Instructions for the task: Write out the whole listing, matching it exactly.

# Extracted information start

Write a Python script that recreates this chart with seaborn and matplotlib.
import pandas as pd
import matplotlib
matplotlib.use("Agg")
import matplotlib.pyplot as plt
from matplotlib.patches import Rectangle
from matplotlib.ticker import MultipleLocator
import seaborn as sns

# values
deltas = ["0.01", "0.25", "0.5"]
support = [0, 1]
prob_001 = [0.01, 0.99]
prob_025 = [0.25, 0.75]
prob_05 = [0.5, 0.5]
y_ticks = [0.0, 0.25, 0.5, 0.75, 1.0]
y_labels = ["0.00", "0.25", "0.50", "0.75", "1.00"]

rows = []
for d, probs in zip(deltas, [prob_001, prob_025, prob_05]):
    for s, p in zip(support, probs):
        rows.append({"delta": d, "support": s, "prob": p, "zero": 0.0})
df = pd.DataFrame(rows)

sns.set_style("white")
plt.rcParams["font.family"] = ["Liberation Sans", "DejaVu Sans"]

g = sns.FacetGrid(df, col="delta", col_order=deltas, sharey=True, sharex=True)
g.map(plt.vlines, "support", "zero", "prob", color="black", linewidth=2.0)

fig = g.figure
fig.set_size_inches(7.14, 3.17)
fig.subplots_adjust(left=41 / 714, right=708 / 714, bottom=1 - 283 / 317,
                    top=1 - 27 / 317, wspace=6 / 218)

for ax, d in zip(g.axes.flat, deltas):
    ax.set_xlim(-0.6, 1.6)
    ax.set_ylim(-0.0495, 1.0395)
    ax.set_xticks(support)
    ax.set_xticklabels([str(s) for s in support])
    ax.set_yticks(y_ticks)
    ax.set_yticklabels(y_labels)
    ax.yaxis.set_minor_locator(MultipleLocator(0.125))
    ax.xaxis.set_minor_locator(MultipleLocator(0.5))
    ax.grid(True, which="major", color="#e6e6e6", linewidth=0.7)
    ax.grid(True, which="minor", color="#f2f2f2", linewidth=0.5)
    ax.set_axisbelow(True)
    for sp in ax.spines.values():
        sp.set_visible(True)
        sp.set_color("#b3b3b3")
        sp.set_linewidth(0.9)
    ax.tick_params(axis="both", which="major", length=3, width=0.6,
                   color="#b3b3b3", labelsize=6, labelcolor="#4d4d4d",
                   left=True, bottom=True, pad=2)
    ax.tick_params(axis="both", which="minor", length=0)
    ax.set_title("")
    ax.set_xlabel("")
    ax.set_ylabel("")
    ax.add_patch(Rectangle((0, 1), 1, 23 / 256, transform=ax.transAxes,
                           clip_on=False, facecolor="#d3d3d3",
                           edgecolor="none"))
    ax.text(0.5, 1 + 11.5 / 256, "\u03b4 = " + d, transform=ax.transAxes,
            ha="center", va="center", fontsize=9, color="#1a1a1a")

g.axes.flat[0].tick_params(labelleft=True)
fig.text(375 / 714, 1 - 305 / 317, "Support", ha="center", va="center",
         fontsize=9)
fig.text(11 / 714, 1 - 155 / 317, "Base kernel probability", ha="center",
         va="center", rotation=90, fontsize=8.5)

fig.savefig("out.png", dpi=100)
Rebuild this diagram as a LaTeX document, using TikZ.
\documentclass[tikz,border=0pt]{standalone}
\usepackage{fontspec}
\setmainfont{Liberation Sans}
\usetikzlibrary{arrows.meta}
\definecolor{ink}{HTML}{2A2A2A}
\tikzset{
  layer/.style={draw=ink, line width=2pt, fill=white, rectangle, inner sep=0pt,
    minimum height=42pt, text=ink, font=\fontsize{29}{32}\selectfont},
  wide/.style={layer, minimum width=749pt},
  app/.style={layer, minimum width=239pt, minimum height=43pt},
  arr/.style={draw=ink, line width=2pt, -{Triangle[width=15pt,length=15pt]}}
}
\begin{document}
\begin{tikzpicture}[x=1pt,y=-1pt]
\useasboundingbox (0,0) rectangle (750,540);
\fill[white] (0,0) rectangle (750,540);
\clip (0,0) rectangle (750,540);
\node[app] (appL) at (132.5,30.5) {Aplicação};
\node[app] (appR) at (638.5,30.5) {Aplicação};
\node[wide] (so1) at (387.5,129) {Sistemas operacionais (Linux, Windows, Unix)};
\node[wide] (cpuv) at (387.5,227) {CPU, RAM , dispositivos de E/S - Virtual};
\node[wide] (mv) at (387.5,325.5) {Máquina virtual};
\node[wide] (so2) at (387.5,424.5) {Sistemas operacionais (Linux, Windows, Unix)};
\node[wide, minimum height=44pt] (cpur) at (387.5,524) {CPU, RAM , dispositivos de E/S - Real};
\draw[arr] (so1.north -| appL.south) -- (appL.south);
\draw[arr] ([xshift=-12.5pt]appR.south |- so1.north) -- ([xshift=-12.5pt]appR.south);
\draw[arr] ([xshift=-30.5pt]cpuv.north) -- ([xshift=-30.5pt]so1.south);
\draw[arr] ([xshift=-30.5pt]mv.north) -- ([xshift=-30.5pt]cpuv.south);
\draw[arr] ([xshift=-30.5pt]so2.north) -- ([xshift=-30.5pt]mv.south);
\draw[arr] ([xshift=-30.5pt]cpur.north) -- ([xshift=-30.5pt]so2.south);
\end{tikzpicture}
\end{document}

# Extracted information end

The completed task:
Write a Python script that recreates this chart with seaborn and matplotlib.
import pandas as pd
import matplotlib
matplotlib.use("Agg")
import matplotlib.pyplot as plt
from matplotlib.patches import Rectangle
from matplotlib.ticker import MultipleLocator
import seaborn as sns

# values
deltas = ["0.01", "0.25", "0.5"]
support = [0, 1]
prob_001 = [0.01, 0.99]
prob_025 = [0.25, 0.75]
prob_05 = [0.5, 0.5]
y_ticks = [0.0, 0.25, 0.5, 0.75, 1.0]
y_labels = ["0.00", "0.25", "0.50", "0.75", "1.00"]

rows = []
for d, probs in zip(deltas, [prob_001, prob_025, prob_05]):
    for s, p in zip(support, probs):
        rows.append({"delta": d, "support": s, "prob": p, "zero": 0.0})
df = pd.DataFrame(rows)

sns.set_style("white")
plt.rcParams["font.family"] = ["Liberation Sans", "DejaVu Sans"]

g = sns.FacetGrid(df, col="delta", col_order=deltas, sharey=True, sharex=True)
g.map(plt.vlines, "support", "zero", "prob", color="black", linewidth=2.0)

fig = g.figure
fig.set_size_inches(7.14, 3.17)
fig.subplots_adjust(left=41 / 714, right=708 / 714, bottom=1 - 283 / 317,
                    top=1 - 27 / 317, wspace=6 / 218)

for ax, d in zip(g.axes.flat, deltas):
    ax.set_xlim(-0.6, 1.6)
    ax.set_ylim(-0.0495, 1.0395)
    ax.set_xticks(support)
    ax.set_xticklabels([str(s) for s in support])
    ax.set_yticks(y_ticks)
    ax.set_yticklabels(y_labels)
    ax.yaxis.set_minor_locator(MultipleLocator(0.125))
    ax.xaxis.set_minor_locator(MultipleLocator(0.5))
    ax.grid(True, which="major", color="#e6e6e6", linewidth=0.7)
    ax.grid(True, which="minor", color="#f2f2f2", linewidth=0.5)
    ax.set_axisbelow(True)
    for sp in ax.spines.values():
        sp.set_visible(True)
        sp.set_color("#b3b3b3")
        sp.set_linewidth(0.9)
    ax.tick_params(axis="both", which="major", length=3, width=0.6,
                   color="#b3b3b3", labelsize=6, labelcolor="#4d4d4d",
                   left=True, bottom=True, pad=2)
    ax.tick_params(axis="both", which="minor", length=0)
    ax.set_title("")
    ax.set_xlabel("")
    ax.set_ylabel("")
    ax.add_patch(Rectangle((0, 1), 1, 23 / 256, transform=ax.transAxes,
                           clip_on=False, facecolor="#d3d3d3",
                           edgecolor="none"))
    ax.text(0.5, 1 + 11.5 / 256, "\u03b4 = " + d, transform=ax.transAxes,
            ha="center", va="center", fontsize=9, color="#1a1a1a")

g.axes.flat[0].tick_params(labelleft=True)
fig.text(375 / 714, 1 - 305 / 317, "Support", ha="center", va="center",
         fontsize=9)
fig.text(11 / 714, 1 - 155 / 317, "Base kernel probability", ha="center",
         va="center", rotation=90, fontsize=8.5)

fig.savefig("out.png", dpi=100)
Rebuild this diagram as a LaTeX document, using TikZ.
\documentclass[tikz,border=0pt]{standalone}
\usepackage{fontspec}
\setmainfont{Liberation Sans}
\usetikzlibrary{arrows.meta}
\definecolor{ink}{HTML}{2A2A2A}
\tikzset{
  layer/.style={draw=ink, line width=2pt, fill=white, rectangle, inner sep=0pt,
    minimum height=42pt, text=ink, font=\fontsize{29}{32}\selectfont},
  wide/.style={layer, minimum width=749pt},
  app/.style={layer, minimum width=239pt, minimum height=43pt},
  arr/.style={draw=ink, line width=2pt, -{Triangle[width=15pt,length=15pt]}}
}
\begin{document}
\begin{tikzpicture}[x=1pt,y=-1pt]
\useasboundingbox (0,0) rectangle (750,540);
\fill[white] (0,0) rectangle (750,540);
\clip (0,0) rectangle (750,540);
\node[app] (appL) at (132.5,30.5) {Aplicação};
\node[app] (appR) at (638.5,30.5) {Aplicação};
\node[wide] (so1) at (387.5,129) {Sistemas operacionais (Linux, Windows, Unix)};
\node[wide] (cpuv) at (387.5,227) {CPU, RAM , dispositivos de E/S - Virtual};
\node[wide] (mv) at (387.5,325.5) {Máquina virtual};
\node[wide] (so2) at (387.5,424.5) {Sistemas operacionais (Linux, Windows, Unix)};
\node[wide, minimum height=44pt] (cpur) at (387.5,524) {CPU, RAM , dispositivos de E/S - Real};
\draw[arr] (so1.north -| appL.south) -- (appL.south);
\draw[arr] ([xshift=-12.5pt]appR.south |- so1.north) -- ([xshift=-12.5pt]appR.south);
\draw[arr] ([xshift=-30.5pt]cpuv.north) -- ([xshift=-30.5pt]so1.south);
\draw[arr] ([xshift=-30.5pt]mv.north) -- ([xshift=-30.5pt]cpuv.south);
\draw[arr] ([xshift=-30.5pt]so2.north) -- ([xshift=-30.5pt]mv.south);
\draw[arr] ([xshift=-30.5pt]cpur.north) -- ([xshift=-30.5pt]so2.south);
\end{tikzpicture}
\end{document}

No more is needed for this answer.